Further, the MIL entrusted OP with the money, which includes how to invest and manage it. Although OP may be open to input from the parents, OP is not required to listen to them and follow their requests. OP has to think what is best for each of the grandchildren since it is their money.
muscou
Aug 19th, 2009, 06:45 PM
My wife and myself are indeed the administrators. I'll have to read more on the tax election to see what can be done.
I like the ideas of one account per family. I can then invest my kids money more aggressively and be somewhat more conservatives for other families while limiting expenses. I can certainly handle the accounting for accounts with more than one child.
Thank you everyone for your advices.
VivienM
Aug 19th, 2009, 08:44 PM
I like the ideas of one account per family. I can then invest my kids money more aggressively and be somewhat more conservatives for other families while limiting expenses. I can certainly handle the accounting for accounts with more than one child.
You may want to get some legal advice before doing that. The last thing you'd want is the parents of the other families coming after you because their kids were treated differently from yours.
Also, you may want to get legal advice about how aggressive you can be with investing. There are rules in the Trustee Act (for Ont.) and in the common law about that, IIRC.
Finally, one last point: if you're holding the money in trust for your kids, keep in mind they too can sue YOU for breach of trust/fiduciary duty if their high-risk investments go belly up. And yes, the courts are full of nasty nasty disputes over money between family members...
muscou
Aug 19th, 2009, 09:21 PM
You may want to get some legal advice before doing that. The last thing you'd want is the parents of the other families coming after you because their kids were treated differently from yours.

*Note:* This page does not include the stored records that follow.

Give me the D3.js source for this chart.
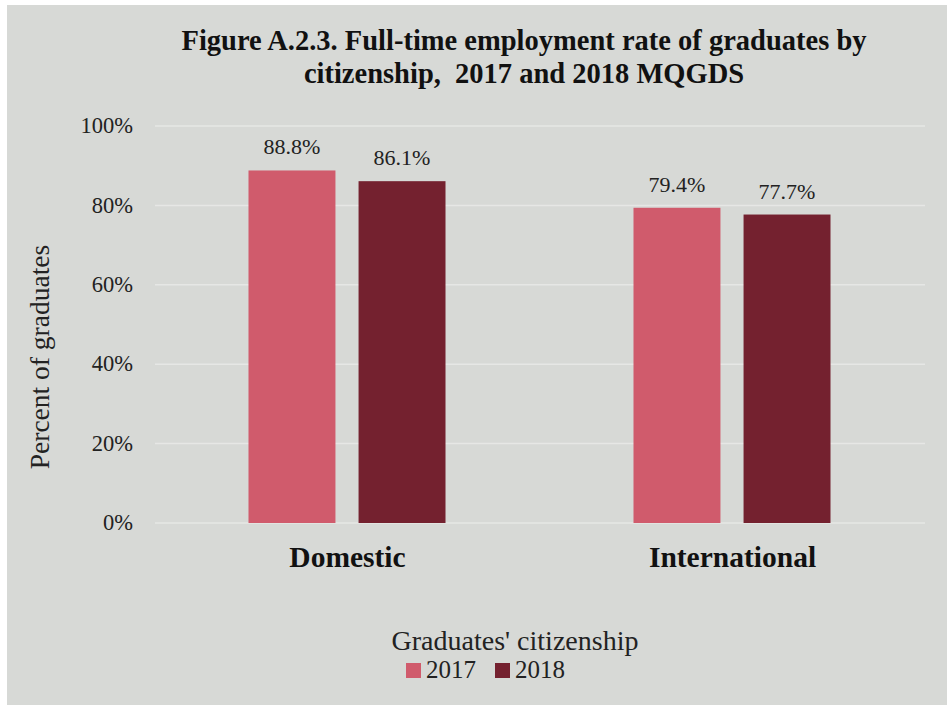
<!DOCTYPE html>
<html><head><meta charset="utf-8">
<script src="https://cdn.jsdelivr.net/npm/d3@7"></script>
<style>body{margin:0;background:#fff;}svg{display:block;} svg text{font-family:"Liberation Serif","Times New Roman","DejaVu Serif",serif;}</style>
</head><body>
<svg id="c" width="947" height="705"></svg>
<script>
const categories = ["Domestic", "International"];
const seriesNames = ["2017", "2018"];
const values2017 = [88.8, 79.4];
const values2018 = [86.1, 77.7];
const yTicks = [0, 20, 40, 60, 80, 100];
const colors = ["#d05b6c", "#74212f"];
const titleLines = ["Figure A.2.3. Full-time employment rate of graduates by", "citizenship,\u00a0\u00a02017 and 2018 MQGDS"];

const svg = d3.select("#c");
svg.append("rect").attr("x", 7).attr("y", 5).attr("width", 940).attr("height", 700).attr("fill", "#d7d9d6");

const m = {l: 155, r: 925, t: 126, b: 523};
const x0 = d3.scaleBand().domain(categories).range([m.l, m.r]).paddingInner(0).paddingOuter(0);
const x1 = d3.scaleBand().domain(seriesNames).range([0, 197]).paddingInner(0.21);
const y = d3.scaleLinear().domain([0, 100]).range([m.b, m.t]);

// gridlines
svg.append("g").selectAll("line").data(yTicks).join("line")
  .attr("x1", m.l).attr("x2", m.r)
  .attr("y1", d => y(d)).attr("y2", d => y(d))
  .attr("stroke", "#e6e7e5").attr("stroke-width", 1.5);

// y axis labels
const yAxis = d3.axisLeft(y).tickValues(yTicks).tickFormat(d => d + "%").tickSize(0).tickPadding(0);
const ya = svg.append("g").attr("transform", `translate(133,0)`).call(yAxis);
ya.select(".domain").remove();
ya.attr("font-family", null).attr("font-size", null);
ya.selectAll("text").attr("font-size", 22.5).attr("fill", "#222").attr("dy", "0.3em");

// bars
const data = categories.map((c, i) => ({cat: c, vals: [values2017[i], values2018[i]]}));
const groups = svg.append("g").selectAll("g").data(data).join("g")
  .attr("transform", d => `translate(${x0(d.cat) + x0.bandwidth() / 2 - 99},0)`);
groups.selectAll("rect").data(d => d.vals.map((v, j) => ({s: seriesNames[j], v, j}))).join("rect")
  .attr("x", d => x1(d.s)).attr("width", x1.bandwidth())
  .attr("y", d => y(d.v)).attr("height", d => y(0) - y(d.v))
  .attr("fill", d => colors[d.j]);
groups.selectAll("text").data(d => d.vals.map((v, j) => ({s: seriesNames[j], v, j}))).join("text")
  .attr("x", d => x1(d.s) + x1.bandwidth() / 2).attr("y", d => y(d.v) - 16)
  .attr("text-anchor", "middle").attr("font-size", 22).attr("fill", "#222")
  .text(d => d.v.toFixed(1) + "%");

// x axis labels
const xAxis = d3.axisBottom(x0).tickSize(0).tickPadding(0);
const xa = svg.append("g").attr("transform", `translate(0,${m.b + 44})`).call(xAxis);
xa.select(".domain").remove();
xa.attr("font-family", null).attr("font-size", null);
xa.selectAll("text").attr("font-size", 29.5).attr("font-weight", "bold").attr("fill", "#111").attr("dy", "0");

// title
svg.append("g").selectAll("text").data(titleLines).join("text")
  .attr("x", 524).attr("y", (d, i) => 50 + i * 33)
  .attr("text-anchor", "middle").attr("font-size", 28.5).attr("font-weight", "bold").attr("fill", "#111")
  .text(d => d);

// y axis title
svg.append("text").attr("transform", "translate(49,357) rotate(-90)")
  .attr("text-anchor", "middle").attr("font-size", 27.5).attr("fill", "#222")
  .text("Percent of graduates");

// legend
svg.append("text").attr("x", 515).attr("y", 650).attr("text-anchor", "middle")
  .attr("font-size", 28).attr("fill", "#222").text("Graduates' citizenship");
const legX = [406, 495];
const lg = svg.append("g").selectAll("g").data(seriesNames).join("g")
  .attr("transform", (d, i) => `translate(${legX[i]},663)`);
lg.append("rect").attr("width", 15).attr("height", 15).attr("fill", (d, i) => colors[i]);
lg.append("text").attr("x", 20).attr("y", 15).attr("font-size", 25).attr("fill", "#222").text(d => d);
</script>
</body></html>
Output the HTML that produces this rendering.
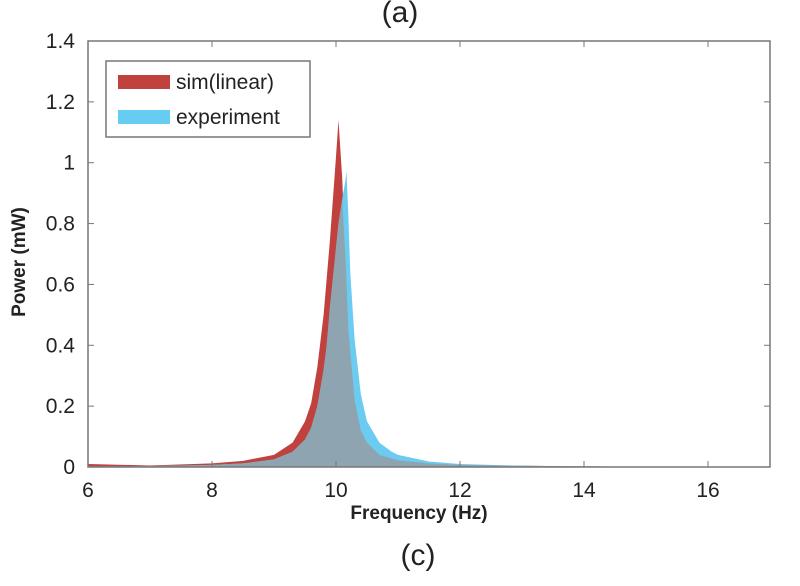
<!DOCTYPE html>
<html><head><meta charset="utf-8"><style>
body{margin:0;background:#fff;}
svg text{font-family:"Liberation Sans",sans-serif;}
</style></head><body>
<svg id="c" width="800" height="581" xmlns="http://www.w3.org/2000/svg">
<text x="400" y="22" font-size="30" text-anchor="middle" fill="#222">(a)</text>
<text x="418" y="565" font-size="30" text-anchor="middle" fill="#222">(c)</text>
<g id="plot"></g>
</svg>
<script>
const freqs=[6,7,8,8.5,9,9.3,9.5,9.6,9.7,9.8,9.85,9.9,9.95,10,10.04,10.1,10.15,10.17,10.2,10.23,10.3,10.4,10.5,10.7,10.9,11,11.5,12,13,14,15,16,17];
const simValues=[0.01,0.005,0.012,0.02,0.04,0.08,0.15,0.21,0.33,0.5,0.62,0.74,0.88,1.02,1.14,0.95,0.7,0.6,0.45,0.38,0.22,0.12,0.08,0.04,0.028,0.022,0.012,0.007,0.004,0.002,0.001,0.001,0.001];
const expValues=[0.002,0.003,0.007,0.012,0.025,0.05,0.09,0.13,0.2,0.32,0.4,0.52,0.62,0.72,0.8,0.88,0.94,0.97,0.82,0.64,0.42,0.24,0.15,0.08,0.05,0.04,0.018,0.01,0.004,0.002,0.001,0.001,0.001];
const xTicks=[6,8,10,12,14,16];
const yTicks=[0,0.2,0.4,0.6,0.8,1,1.2,1.4];
const yTickLabels=["0","0.2","0.4","0.6","0.8","1","1.2","1.4"];
const L=88,R=770,T=41,B=467,X0=6,X1=17,Y1=1.4;
const sx=v=>L+(v-X0)/(X1-X0)*(R-L);
const sy=v=>B-v/Y1*(B-T);
const NS="http://www.w3.org/2000/svg";
const g=document.getElementById('plot');
function mk(t,a){const e=document.createElementNS(NS,t);for(const k in a)e.setAttribute(k,a[k]);g.appendChild(e);return e;}
function area(vals){let d=`M${sx(freqs[0])},${sy(0)}`;freqs.forEach((f,i)=>{d+=` L${sx(f)},${sy(vals[i])}`});d+=` L${sx(freqs[freqs.length-1])},${sy(0)} Z`;return d;}
const minVals=simValues.map((v,i)=>Math.min(v,expValues[i]));
let e=mk('path',{d:area(simValues),fill:'#c0413d','stroke-linejoin':'round'});


e=mk('path',{d:area(expValues),fill:'#6ccbf0'});


e=mk('path',{d:area(minVals),fill:'#8ea5b1'});


e=mk('rect',{x:L,y:T,width:R-L,height:B-T,fill:'none',stroke:'#777','stroke-width':1.5});


xTicks.forEach(v=>{
 let t=mk('line',{x1:sx(v),x2:sx(v),y1:B,y2:B-6,stroke:'#777'});
 
 
 t=mk('line',{x1:sx(v),x2:sx(v),y1:T,y2:T+6,stroke:'#777'});
 
 
 const l=mk('text',{x:sx(v),y:B+30,'font-size':21,'text-anchor':'middle',fill:'#222'});l.textContent=v;
 
 
});
yTicks.forEach((v,i)=>{
 let t=mk('line',{x1:L,x2:L+6,y1:sy(v),y2:sy(v),stroke:'#777'});
 
 
 t=mk('line',{x1:R,x2:R-6,y1:sy(v),y2:sy(v),stroke:'#777'});
 
 
 const l=mk('text',{x:L-13,y:sy(v)+7,'font-size':21,'text-anchor':'end',fill:'#222'});l.textContent=yTickLabels[i];
 
 
});
let xt=mk('text',{x:(L+R)/2-10,y:B+52,'font-size':19,'font-weight':'bold','text-anchor':'middle',fill:'#222'});xt.textContent='Frequency (Hz)';


let yt=mk('text',{x:0,y:0,'font-size':19,'font-weight':'bold','text-anchor':'middle',fill:'#222',transform:`translate(25,${(T+B)/2+8}) rotate(-90)`});yt.textContent='Power (mW)';


let lg=mk('rect',{x:106,y:61,width:204,height:76,fill:'#fff',stroke:'#777','stroke-width':1.5});


let s1=mk('rect',{x:118,y:75,width:52,height:14,fill:'#c0413d'});


let t1=mk('text',{x:176,y:89,'font-size':21,fill:'#222'});t1.textContent='sim(linear)';


let s2=mk('rect',{x:118,y:110,width:52,height:14,fill:'#66ccf2'});


let t2=mk('text',{x:176,y:124,'font-size':21,fill:'#222'});t2.textContent='experiment';


</script>
</body></html>
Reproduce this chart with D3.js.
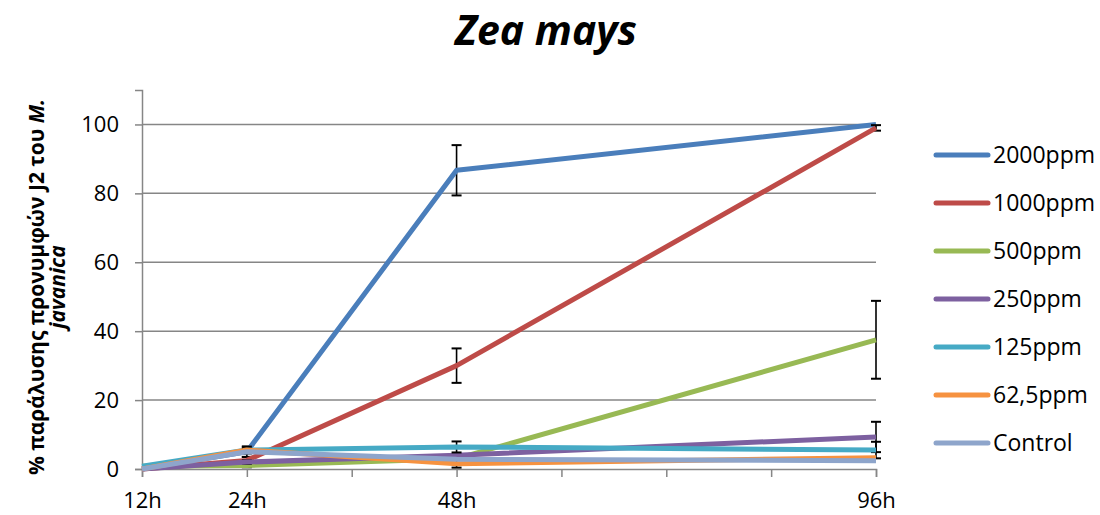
<!DOCTYPE html>
<html>
<head>
<meta charset="utf-8">
<script src="https://cdn.jsdelivr.net/npm/d3@7"></script>
<style>
  html, body { margin: 0; padding: 0; background: #fff; }
  svg { display: block; font-family: "Open Sans", "Noto Sans", sans-serif; }
</style>
</head>
<body>
<svg id="chart" width="1100" height="515"></svg>
<script>
// Observation times (hours) and the labelled ones
const hours = [12, 24, 48, 96];
const tickLabels = ["12h", "24h", "48h", "96h"];

// Series names and colours
const seriesNames = ["2000ppm", "1000ppm", "500ppm", "250ppm", "125ppm", "62,5ppm", "Control"];
const seriesColors = ["#4A7EBB", "#BE4B48", "#98B954", "#7D60A0", "#46AAC5", "#F69240", "#8EA5CB"];

// % paralysis per series at each time
const v2000 = [0, 5, 86.7, 100];
const v1000 = [0, 2.5, 30, 99];
const v500 = [0.8, 1, 3, 37.5];
const v250 = [0, 2, 4, 9.3];
const v125 = [0.8, 5.5, 6.4, 5.5];
const v62 = [0, 5.5, 1.5, 3.3];
const vControl = [0, 5, 2.8, 2.4];

// Standard error per series at each time
const e2000 = [0, 1.5, 7.3, 0];
const e1000 = [0, 1, 5, 0.8];
const e500 = [0, 0.5, 0, 11.3];
const e250 = [0, 0.5, 0, 4.4];
const e125 = [0, 1, 1.6, 2.4];
const e62 = [0, 0.5, 1.1, 0];
const eControl = [0, 0, 0, 0];

const values = [v2000, v1000, v500, v250, v125, v62, vControl];
const errors = [e2000, e1000, e500, e250, e125, e62, eControl];

const yTicks = [0, 20, 40, 60, 80, 100];
const xTicks = [12, 24, 36, 48, 60, 72, 84, 96];

const svg = d3.select("#chart");
const margin = { left: 142, right: 224, top: 90, bottom: 46 };
const W = 1100, H = 515;

const x = d3.scaleLinear().domain([12, 96]).range([margin.left, W - margin.right]);
const y = d3.scaleLinear().domain([0, 110]).range([H - margin.bottom, margin.top]);

const axisColor = "#868686";
const fontStack = "Open Sans, Noto Sans, sans-serif";

// Title
svg.append("text")
  .attr("x", 546).attr("y", 45)
  .attr("text-anchor", "middle")
  .attr("font-size", 41).attr("font-weight", "bold").attr("font-style", "italic")
  .text("Zea mays");

// Horizontal gridlines
svg.append("g")
  .selectAll("line")
  .data(yTicks.filter(d => d > 0))
  .join("line")
  .attr("x1", x(12)).attr("x2", x(96))
  .attr("y1", d => y(d)).attr("y2", d => y(d))
  .attr("stroke", axisColor).attr("stroke-width", 1.5);

// Y axis
const yAxis = d3.axisLeft(y).tickValues(yTicks).tickSize(7).tickPadding(16).tickFormat(d3.format("d"));
const gy = svg.append("g").attr("transform", `translate(${margin.left},0)`).call(yAxis);
gy.select(".domain").attr("stroke", axisColor).attr("stroke-width", 1.5);
gy.selectAll(".tick line").attr("stroke", axisColor).attr("stroke-width", 1.5);
gy.selectAll(".tick text").attr("font-size", 22).attr("fill", "#000")
  .attr("font-family", fontStack);

// X axis
const labelMap = new Map(hours.map((h, i) => [h, tickLabels[i]]));
const xAxis = d3.axisBottom(x).tickValues(xTicks).tickSize(8).tickPadding(15)
  .tickFormat(d => labelMap.get(d) || "");
const gx = svg.append("g").attr("transform", `translate(0,${y(0)})`).call(xAxis);
gx.select(".domain").attr("stroke", axisColor).attr("stroke-width", 1.5);
gx.selectAll(".tick line").attr("stroke", axisColor).attr("stroke-width", 1.5);
gx.selectAll(".tick text").attr("font-size", 22).attr("fill", "#000")
  .attr("font-family", fontStack);

// Y axis title (two lines, rotated)
const yTitle = svg.append("text")
  .attr("transform", "translate(44,287) rotate(-90)")
  .attr("text-anchor", "middle")
  .attr("font-size", 21).attr("font-weight", "bold");
yTitle.append("tspan").attr("x", 0).attr("dy", 0).text("% παράλυσης προνυμφών J2 του ");
yTitle.append("tspan").attr("font-style", "italic").text("M.");
yTitle.append("tspan").attr("x", 0).attr("dy", 21).attr("font-style", "italic").text("javanica");

// Series lines with error bars
const line = d3.line().x((d, i) => x(hours[i])).y(d => y(d));
const plot = svg.append("g");
values.forEach((vals, s) => {
  const g = plot.append("g");
  const errs = errors[s];
  hours.forEach((h, i) => {
    if (errs[i] <= 0) return;
    const cx = x(h), top = y(vals[i] + errs[i]), bot = y(Math.max(0, vals[i] - errs[i]));
    g.append("line").attr("x1", cx).attr("x2", cx).attr("y1", top).attr("y2", bot)
      .attr("stroke", "#000").attr("stroke-width", 1.6);
    [top, bot].forEach(yy => g.append("line")
      .attr("x1", cx - 5).attr("x2", cx + 5).attr("y1", yy).attr("y2", yy)
      .attr("stroke", "#000").attr("stroke-width", 2));
  });
  g.append("path").datum(vals).attr("d", line)
    .attr("fill", "none").attr("stroke", seriesColors[s])
    .attr("stroke-width", 5).attr("stroke-linejoin", "round");
});

// Legend
const legend = svg.append("g");
seriesNames.forEach((name, i) => {
  const ly = 155 + i * 48;
  legend.append("line").attr("x1", 936).attr("x2", 988).attr("y1", ly).attr("y2", ly)
    .attr("stroke", seriesColors[i]).attr("stroke-width", 5).attr("stroke-linecap", "round");
  legend.append("text").attr("x", 993).attr("y", ly + 8)
    .attr("font-size", 23).text(name);
});
</script>
</body>
</html>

Also, you may want to get legal advice about how aggressive you can be with investing. There are rules in the Trustee Act (for Ont.) and in the common law about that, IIRC.
Finally, one last point: if you're holding the money in trust for your kids, keep in mind they too can sue YOU for breach of trust/fiduciary duty if their high-risk investments go belly up. And yes, the courts are full of nasty nasty disputes over money between family members...
All interesting points. I read the trustee act a while back so I'll have to go trough it again. I wanted to be very aggressive with younger kids ( and even more so with mine) and less with older one, as most financial advisor would probably recommend, i.e. take more risk for longer term investment. In fact, I could probably hire one to tell me exactly that which might help with respect to potential lawsuit.